• _Task prompt_: Tally the lines holding the word "page" and state the count by itself.

• _Information supplied_:
○ ○ ○ ○ ○
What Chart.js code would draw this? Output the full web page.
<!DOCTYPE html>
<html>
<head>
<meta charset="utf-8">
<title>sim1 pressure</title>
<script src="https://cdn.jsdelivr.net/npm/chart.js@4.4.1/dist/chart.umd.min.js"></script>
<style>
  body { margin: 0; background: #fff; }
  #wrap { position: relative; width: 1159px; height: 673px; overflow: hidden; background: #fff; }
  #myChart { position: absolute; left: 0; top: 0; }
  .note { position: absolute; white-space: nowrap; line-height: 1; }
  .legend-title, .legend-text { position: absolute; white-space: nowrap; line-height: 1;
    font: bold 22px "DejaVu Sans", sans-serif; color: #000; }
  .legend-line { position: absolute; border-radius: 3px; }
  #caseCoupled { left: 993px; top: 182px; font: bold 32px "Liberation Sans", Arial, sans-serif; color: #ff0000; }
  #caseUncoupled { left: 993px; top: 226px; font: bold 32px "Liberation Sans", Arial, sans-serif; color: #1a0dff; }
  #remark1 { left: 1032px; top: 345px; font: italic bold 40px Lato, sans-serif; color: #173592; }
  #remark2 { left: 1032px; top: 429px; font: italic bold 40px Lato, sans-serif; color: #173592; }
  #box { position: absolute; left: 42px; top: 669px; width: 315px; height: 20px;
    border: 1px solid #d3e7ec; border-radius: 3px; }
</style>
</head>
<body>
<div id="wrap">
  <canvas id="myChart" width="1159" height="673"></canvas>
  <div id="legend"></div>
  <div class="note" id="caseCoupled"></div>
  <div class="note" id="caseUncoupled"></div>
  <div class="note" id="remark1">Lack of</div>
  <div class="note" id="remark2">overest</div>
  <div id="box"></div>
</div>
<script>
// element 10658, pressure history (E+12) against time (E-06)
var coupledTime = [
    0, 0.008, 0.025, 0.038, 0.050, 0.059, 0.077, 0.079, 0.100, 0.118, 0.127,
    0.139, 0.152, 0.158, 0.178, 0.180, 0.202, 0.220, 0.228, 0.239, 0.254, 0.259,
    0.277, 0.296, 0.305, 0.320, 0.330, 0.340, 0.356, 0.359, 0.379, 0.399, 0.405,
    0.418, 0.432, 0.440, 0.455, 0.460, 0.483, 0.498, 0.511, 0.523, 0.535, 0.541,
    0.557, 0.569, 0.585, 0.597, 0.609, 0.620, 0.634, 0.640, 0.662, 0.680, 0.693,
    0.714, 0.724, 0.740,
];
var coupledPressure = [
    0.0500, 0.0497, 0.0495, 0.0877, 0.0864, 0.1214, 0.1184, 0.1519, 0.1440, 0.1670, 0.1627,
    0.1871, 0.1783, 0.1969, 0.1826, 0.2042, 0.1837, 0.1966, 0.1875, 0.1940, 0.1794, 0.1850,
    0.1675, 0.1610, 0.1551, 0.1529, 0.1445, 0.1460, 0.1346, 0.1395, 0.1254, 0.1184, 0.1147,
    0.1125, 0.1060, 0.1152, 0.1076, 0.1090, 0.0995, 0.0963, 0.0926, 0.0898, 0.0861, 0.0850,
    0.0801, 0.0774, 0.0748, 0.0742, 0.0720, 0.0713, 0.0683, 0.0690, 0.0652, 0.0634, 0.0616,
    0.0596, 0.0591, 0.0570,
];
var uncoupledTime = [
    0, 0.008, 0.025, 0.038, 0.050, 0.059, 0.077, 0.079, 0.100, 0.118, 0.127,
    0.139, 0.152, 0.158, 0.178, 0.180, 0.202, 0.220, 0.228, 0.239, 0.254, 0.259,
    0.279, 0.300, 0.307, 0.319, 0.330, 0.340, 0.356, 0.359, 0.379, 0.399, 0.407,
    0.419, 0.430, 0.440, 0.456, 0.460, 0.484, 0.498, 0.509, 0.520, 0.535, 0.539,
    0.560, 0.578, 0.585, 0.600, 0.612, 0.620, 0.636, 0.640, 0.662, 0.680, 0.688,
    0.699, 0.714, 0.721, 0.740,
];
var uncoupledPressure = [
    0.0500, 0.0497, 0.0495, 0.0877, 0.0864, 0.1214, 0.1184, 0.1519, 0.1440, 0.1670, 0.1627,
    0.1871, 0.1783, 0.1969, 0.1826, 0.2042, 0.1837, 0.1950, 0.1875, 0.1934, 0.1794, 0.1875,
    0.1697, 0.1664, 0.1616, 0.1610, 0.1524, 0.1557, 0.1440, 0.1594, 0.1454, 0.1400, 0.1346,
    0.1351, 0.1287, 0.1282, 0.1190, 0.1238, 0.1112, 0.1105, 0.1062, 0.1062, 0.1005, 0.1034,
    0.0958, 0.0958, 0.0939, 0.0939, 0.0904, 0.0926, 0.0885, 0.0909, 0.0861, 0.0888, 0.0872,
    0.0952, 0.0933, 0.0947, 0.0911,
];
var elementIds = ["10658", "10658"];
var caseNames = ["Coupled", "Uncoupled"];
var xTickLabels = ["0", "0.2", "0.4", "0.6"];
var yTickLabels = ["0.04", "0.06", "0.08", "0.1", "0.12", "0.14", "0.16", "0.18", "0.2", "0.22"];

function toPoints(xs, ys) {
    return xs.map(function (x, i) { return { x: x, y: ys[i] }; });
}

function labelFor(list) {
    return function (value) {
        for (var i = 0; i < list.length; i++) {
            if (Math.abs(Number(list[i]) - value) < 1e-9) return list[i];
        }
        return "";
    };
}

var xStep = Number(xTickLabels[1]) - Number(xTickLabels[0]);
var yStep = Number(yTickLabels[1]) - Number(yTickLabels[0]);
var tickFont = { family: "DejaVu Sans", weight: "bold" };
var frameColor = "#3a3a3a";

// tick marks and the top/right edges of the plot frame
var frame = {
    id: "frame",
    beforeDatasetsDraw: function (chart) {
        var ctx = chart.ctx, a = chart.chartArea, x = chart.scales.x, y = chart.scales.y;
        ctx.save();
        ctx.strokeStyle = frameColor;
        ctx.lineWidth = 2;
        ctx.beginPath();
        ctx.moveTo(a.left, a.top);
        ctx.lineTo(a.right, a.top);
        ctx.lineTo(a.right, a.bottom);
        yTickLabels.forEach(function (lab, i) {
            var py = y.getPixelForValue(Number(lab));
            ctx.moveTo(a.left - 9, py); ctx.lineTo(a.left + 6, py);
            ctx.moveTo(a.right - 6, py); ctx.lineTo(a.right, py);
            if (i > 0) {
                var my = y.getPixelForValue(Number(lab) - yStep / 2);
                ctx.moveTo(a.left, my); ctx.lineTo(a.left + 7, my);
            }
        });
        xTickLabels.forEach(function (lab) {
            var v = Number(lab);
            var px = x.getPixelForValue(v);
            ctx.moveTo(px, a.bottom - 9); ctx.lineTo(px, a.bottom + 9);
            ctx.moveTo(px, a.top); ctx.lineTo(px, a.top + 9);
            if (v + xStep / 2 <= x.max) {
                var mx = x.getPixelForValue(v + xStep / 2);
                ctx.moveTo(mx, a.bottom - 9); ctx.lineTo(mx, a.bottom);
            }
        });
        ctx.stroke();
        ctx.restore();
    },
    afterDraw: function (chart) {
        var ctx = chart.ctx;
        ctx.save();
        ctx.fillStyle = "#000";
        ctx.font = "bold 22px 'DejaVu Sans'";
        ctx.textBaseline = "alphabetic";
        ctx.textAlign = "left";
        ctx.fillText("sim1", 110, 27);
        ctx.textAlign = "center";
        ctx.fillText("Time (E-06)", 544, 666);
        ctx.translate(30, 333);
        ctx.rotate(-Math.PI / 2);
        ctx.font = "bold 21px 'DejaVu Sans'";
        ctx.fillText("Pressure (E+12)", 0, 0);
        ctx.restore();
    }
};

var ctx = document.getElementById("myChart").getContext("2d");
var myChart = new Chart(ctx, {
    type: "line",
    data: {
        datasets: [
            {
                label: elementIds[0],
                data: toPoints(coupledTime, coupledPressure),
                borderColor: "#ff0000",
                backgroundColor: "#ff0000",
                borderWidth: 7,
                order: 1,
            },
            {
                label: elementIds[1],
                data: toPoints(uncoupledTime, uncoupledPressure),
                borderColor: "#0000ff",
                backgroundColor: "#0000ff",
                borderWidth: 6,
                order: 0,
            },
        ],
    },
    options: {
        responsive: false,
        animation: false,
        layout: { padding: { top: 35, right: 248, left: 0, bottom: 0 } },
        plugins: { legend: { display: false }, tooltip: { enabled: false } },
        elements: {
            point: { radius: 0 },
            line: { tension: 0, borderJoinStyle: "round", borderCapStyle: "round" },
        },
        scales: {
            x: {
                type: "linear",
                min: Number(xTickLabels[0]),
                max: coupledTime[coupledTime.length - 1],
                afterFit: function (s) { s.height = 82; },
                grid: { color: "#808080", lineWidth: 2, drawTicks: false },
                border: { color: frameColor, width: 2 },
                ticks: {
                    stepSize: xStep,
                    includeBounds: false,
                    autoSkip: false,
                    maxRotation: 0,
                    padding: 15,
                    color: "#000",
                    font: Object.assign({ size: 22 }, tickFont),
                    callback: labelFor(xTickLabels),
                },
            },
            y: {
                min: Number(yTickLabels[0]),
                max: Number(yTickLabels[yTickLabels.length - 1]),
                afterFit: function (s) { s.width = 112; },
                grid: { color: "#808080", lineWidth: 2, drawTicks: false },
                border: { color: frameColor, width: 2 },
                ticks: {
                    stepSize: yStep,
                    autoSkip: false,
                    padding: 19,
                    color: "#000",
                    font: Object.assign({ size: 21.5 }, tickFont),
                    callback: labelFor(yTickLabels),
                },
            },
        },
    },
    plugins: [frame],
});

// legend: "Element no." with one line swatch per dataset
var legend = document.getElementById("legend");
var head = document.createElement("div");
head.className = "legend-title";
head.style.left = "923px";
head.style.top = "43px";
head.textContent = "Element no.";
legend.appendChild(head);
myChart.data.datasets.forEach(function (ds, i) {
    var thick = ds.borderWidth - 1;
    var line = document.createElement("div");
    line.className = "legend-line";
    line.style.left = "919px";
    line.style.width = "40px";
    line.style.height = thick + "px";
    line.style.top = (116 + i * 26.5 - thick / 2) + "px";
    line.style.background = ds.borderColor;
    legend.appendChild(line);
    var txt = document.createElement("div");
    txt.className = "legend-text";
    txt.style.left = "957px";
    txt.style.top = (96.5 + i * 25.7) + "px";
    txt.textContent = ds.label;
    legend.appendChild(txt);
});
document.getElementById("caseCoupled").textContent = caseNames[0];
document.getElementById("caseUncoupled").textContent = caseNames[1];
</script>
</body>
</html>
○ ○ ○ ○ ○
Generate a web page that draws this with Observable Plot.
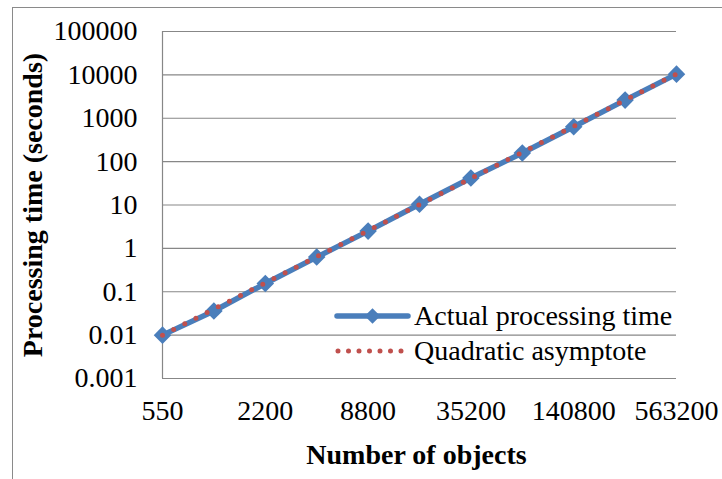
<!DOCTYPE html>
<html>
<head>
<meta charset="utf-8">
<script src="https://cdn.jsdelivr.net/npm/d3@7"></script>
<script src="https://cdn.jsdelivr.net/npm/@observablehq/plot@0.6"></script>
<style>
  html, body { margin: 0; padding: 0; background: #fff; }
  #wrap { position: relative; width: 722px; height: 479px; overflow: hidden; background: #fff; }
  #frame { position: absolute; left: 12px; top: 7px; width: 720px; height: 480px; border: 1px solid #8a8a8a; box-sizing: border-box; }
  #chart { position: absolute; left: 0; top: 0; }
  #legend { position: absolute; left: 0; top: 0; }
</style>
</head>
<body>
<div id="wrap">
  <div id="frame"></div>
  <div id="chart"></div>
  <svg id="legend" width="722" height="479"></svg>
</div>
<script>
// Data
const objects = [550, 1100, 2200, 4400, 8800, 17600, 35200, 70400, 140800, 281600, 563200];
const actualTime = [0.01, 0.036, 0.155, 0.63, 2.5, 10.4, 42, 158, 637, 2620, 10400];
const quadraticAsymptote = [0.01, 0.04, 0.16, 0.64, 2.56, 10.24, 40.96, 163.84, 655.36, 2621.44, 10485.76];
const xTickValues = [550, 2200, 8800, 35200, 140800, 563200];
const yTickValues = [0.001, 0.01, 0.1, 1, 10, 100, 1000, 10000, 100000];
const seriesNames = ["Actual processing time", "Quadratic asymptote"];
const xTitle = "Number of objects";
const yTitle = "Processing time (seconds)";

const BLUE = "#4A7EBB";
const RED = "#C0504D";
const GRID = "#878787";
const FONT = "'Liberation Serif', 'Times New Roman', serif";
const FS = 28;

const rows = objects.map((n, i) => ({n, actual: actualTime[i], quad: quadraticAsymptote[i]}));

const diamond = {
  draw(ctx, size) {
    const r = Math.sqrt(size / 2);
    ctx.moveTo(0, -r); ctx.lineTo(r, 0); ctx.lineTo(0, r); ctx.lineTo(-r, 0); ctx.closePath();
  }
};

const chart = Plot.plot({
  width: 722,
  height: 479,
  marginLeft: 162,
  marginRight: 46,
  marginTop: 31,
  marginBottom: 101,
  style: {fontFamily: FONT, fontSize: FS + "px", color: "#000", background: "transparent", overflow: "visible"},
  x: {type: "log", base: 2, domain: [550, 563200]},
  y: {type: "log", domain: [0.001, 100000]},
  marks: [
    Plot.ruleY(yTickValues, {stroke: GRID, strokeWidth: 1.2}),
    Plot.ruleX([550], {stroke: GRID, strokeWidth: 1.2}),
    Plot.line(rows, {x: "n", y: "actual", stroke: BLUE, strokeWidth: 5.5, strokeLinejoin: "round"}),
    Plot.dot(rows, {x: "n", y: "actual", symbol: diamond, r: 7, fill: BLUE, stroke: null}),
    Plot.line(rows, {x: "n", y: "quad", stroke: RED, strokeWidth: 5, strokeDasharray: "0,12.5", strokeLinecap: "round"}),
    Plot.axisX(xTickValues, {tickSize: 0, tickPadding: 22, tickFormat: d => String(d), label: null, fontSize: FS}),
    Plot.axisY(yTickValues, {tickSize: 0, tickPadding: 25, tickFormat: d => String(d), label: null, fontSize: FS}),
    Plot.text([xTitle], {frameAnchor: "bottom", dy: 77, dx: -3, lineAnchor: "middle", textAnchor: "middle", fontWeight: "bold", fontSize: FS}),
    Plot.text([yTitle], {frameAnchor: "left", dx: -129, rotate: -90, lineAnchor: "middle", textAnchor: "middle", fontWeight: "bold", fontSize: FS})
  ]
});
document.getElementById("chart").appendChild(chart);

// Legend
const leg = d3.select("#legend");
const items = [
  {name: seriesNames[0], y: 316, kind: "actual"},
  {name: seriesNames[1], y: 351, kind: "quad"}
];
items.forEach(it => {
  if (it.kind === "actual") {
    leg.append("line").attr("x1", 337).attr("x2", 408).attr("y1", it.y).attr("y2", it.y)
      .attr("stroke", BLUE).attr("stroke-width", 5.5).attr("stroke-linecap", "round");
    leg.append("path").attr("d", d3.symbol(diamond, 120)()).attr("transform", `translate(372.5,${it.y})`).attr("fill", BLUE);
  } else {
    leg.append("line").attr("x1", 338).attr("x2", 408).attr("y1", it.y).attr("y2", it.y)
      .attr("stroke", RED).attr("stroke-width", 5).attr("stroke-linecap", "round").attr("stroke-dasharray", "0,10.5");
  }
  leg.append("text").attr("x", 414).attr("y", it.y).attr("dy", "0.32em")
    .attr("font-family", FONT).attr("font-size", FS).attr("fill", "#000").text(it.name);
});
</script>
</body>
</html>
○ ○ ○ ○ ○
• _Response for this exercise_: 2